Los Angeles – Saturday night’s double shot of pop-punk bands Good Charlotte and Sum 41 at the Universal Amphitheater may have been kids’ stuff, but there were plenty of ’em there for it.

Taking the closing spot, Good Charlotte was clearly the bigger draw. Screams from the teen and pre-teen girls told the story. The Florida band – especially frontman Joel Madden and his twin brother, singer-guitarist Benji – are the tattooed rock boys you can bring home to mom. There were plenty of moms present, too, with 12-, 13- and 14-year-old daughters in tow.

A stage decorated with tombstones, red-eyed gargoyles and cemetery gates that said “Nevermore” was perfect for the Halloween weekend concert, though the band’s idea of dressing up was singer Madden in a black v-neck sweater and tie, looking collegiate.

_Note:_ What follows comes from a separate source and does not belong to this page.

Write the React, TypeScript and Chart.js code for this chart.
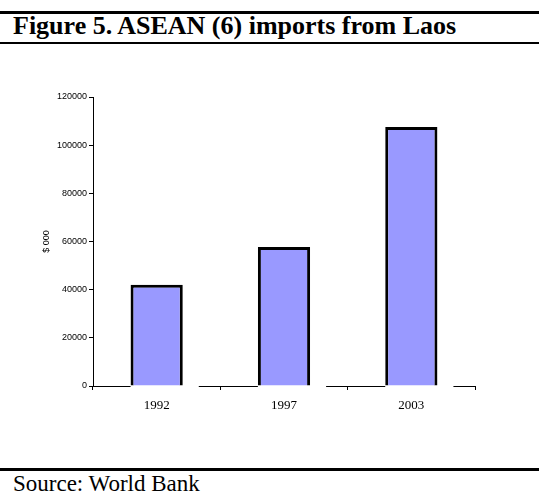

Good Charlotte’s new album, “The Chronicles of Life and Death,” is mighty ambitious but sinks from overreaching attempts at deeper themes with overcooked arrangements. The new songs fared better live, but tats do not a punk make – it was the group’s well-crafted power-pop hits that had the crowd in the throes of delight.

The band’s often-sophomoric notions of emotions are just right for teen girl angst, with crowd sing-alongs in hooky tunes like “Bloody Valentine” and “Girls and Boys.” The sincere anti-suicide “Hold On” brought a glowing sea of cell phones held up high.

Canadian punkers Sum 41 took the stage following a perhaps Halloween-appropriate video of a one-on-one basketball game that turns ugly. One band member brutally kills the other, drags the body back to his apartment, chops it up and cooks it. How charming.

The band unleashed a catchy salvo of speedy songs. Diminutive singer Deryck Whibley took glee in attacking easy targets like Anna Nicole Smith

. Sum’s new album, “Chuck,” also tries to up the intelligence ante while staying punk and even hard core, but well-meaning attempts at social commentary falter with vague lyrics.

Crowd faves like “Fat Lip” were mixed with new numbers that included “We’re All to Blame,” and “I’m Not the One.” Some of the material veered into the metal camp, its shredding pace driven by Metallica

licks from guitarist Dave Baksh.

For the most part, Sum 41 still comes off as junior varsity punk rock, third or fourth generation, depending on one’s perspective. The group still has possibilities, but right now it goes for showmanship over real conviction.